At the time, I wondered why SAIC was the stealth company of choice for Iraq. As Steele and Bartlett make plain, the Iraq invasion was sort of a stepchild of SAIC. They financed propaganda for it, they rolled out their military analysts as early as 1998 to make the case for it, and once the invasion started, it was SAIC that organized the Iraqi “advisors”:

David] Kay [a former U.N. official associated with the first Gulf war] and others associated with SAIC hammered away at the threat posed by Iraq. Wayne Downing, a retired general and a close associate of Ahmad Chalabi, proselytized hard for an invasion of Iraq, stating that the Iraqis "are ready to take the war … overseas. They would use whatever means they have to attack us." In many of his appearances on network and cable television leading up to the war, Downing was identified simply as a "military analyst." It would have been just as accurate to note that he was a member of SAIC's board of directors and a company stockholder. (Downing was also the chief proponent of a weapons system called Metal Storm, capable of firing a million rounds of ammunition a minute; SAIC received $10 million from the Pentagon to develop prototypes, but in the last two years the Metal Storm company has lost millions.) In the run-up to the war, David Kay remained outspoken. He told NBC News in October of 2002, "I don't think it's possible to disarm Iraq as long as Saddam is in power and desires to maintain weapons of mass destruction."
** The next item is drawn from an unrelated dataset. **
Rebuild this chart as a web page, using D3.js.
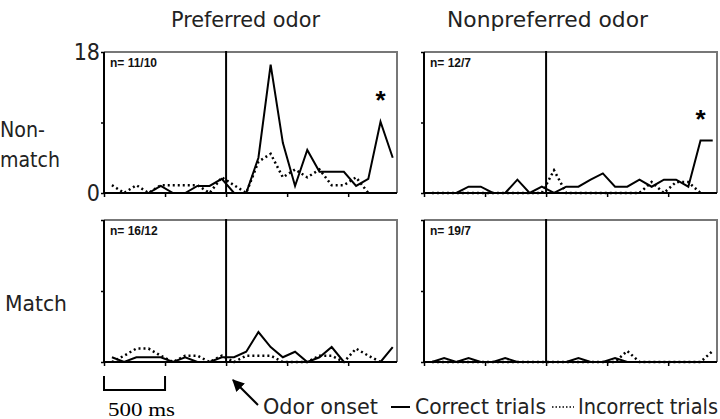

On all these points Kay and Downing were buttressing the views of Vice President Dick Cheney, Defense Secretary Donald Rumsfeld, and others in the Bush administration. They were also echoing the assertions of Iraqi exiles living in the United States, who had been trying to overthrow Saddam Hussein for years. Many of those exiles—people like Khidhir Hamza, a onetime atomic-energy official in Iraq, who insisted that Saddam posed an imminent nuclear danger to the United States—would in time receive paychecks from SAIC. Although his evidence had long been discredited by weapons experts, Hamza was among about 150 Iraqi exiles designated by the Pentagon as members of the newly chartered Iraqi Reconstruction and Development Council. The plan was that, once American troops secured Iraq, the I.R.D.C. recruits would move into influential positions in a rebuilt Iraqi government.

SAIC served as the paymaster for the Iraqi exiles under a $33 million government contract. It brought them all together in the Washington, D.C., suburbs, rented apartments for them, paid their living expenses, provided various support services, and, later, after the invasion and occupation, flew them to their jobs in the new, democratic Iraq. This SAIC operation reported to Douglas Feith, the undersecretary of defense for policy at the Pentagon, a key assistant to Rumsfeld, and one of the architects of the Iraq invasion and occupation. Feith's deputy was Christopher "Ryan" Henry, a former SAIC senior vice president.”

And so it goes. Matt Taibbi maintains that TARP was essentially a Goldman, Sachs operation, mounted by former Goldman Sachs employees to rescue Goldman Sachs butt. Throw in the SAIC influence on the war in Iraq, and you have an x-ray of power in the U.S. And, honey, that power ain’t exercized by the people. The human product are just supposed to watch tv and nod their heads.

1 comment:

Anonymous said...

You don't know what you're talking about, my friend. J.R Beyster is no longer the CEO, the company is no longer employee owned, and that Vanity Fair article was a bunch of nonsense.